社会|2021年3月6日掲載
クインテッセンス出版株式会社
小濱忠一氏による第2回Webセミナーを開催
小濱氏は「前歯部領域における治療のゴールは今も昔も不変であるが、治療戦略は時代に応じて変化するため、今回は最新の治療戦略を詳説する」と冒頭で述べ、まず文献と臨床の両面において抜歯後即時インプラント埋入の術式が支持されることを示した。
続いて、即時治療に際して問題になりやすい、抜歯前の感染などに起因した骨欠損形態と埋入後に発生する唇側骨とのギャップへの対応について自身の臨床例を供覧。骨移植材としては比較的吸収の遅い異種骨と他家骨の混合が有効であること、また術後の歯肉退縮はインプラントポジション、歯肉の厚み、そして上部構造の形態に大きく影響されることを説明した。

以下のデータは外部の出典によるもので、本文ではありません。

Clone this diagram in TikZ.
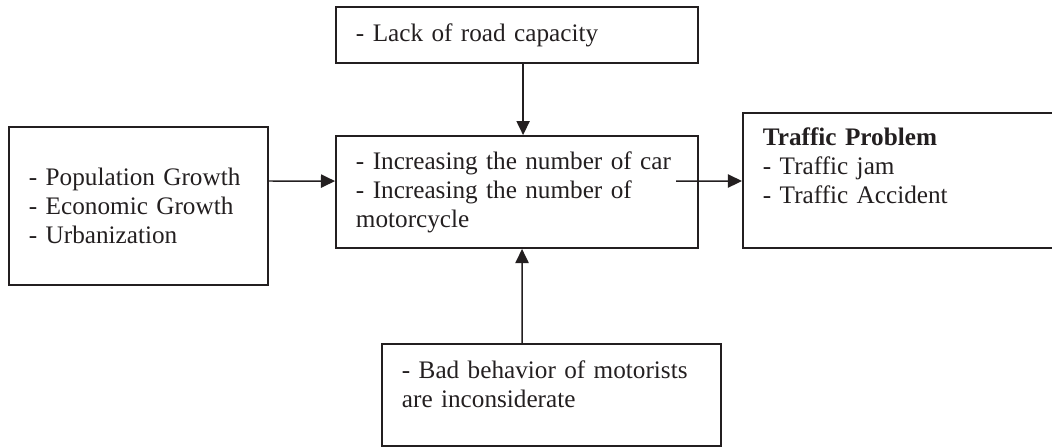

そして、今回のテーマである即時治療は、待時治療に比べて審美的な優位性のみならず術式の単純化、治療期間の短縮や低侵襲という面で、患者からも望まれる術式であるとした。とはいえ、即時治療に抵抗を覚える臨床家も少なくないなかで、効率的に自身の臨床に即時治療を取り入れるコツや、テクニック偏重の現在の潮流に警鐘を鳴らし、術前の検査・診断の力を身につけることが何よりも大切であると聴講者に力強いメッセージを送り、盛況となった。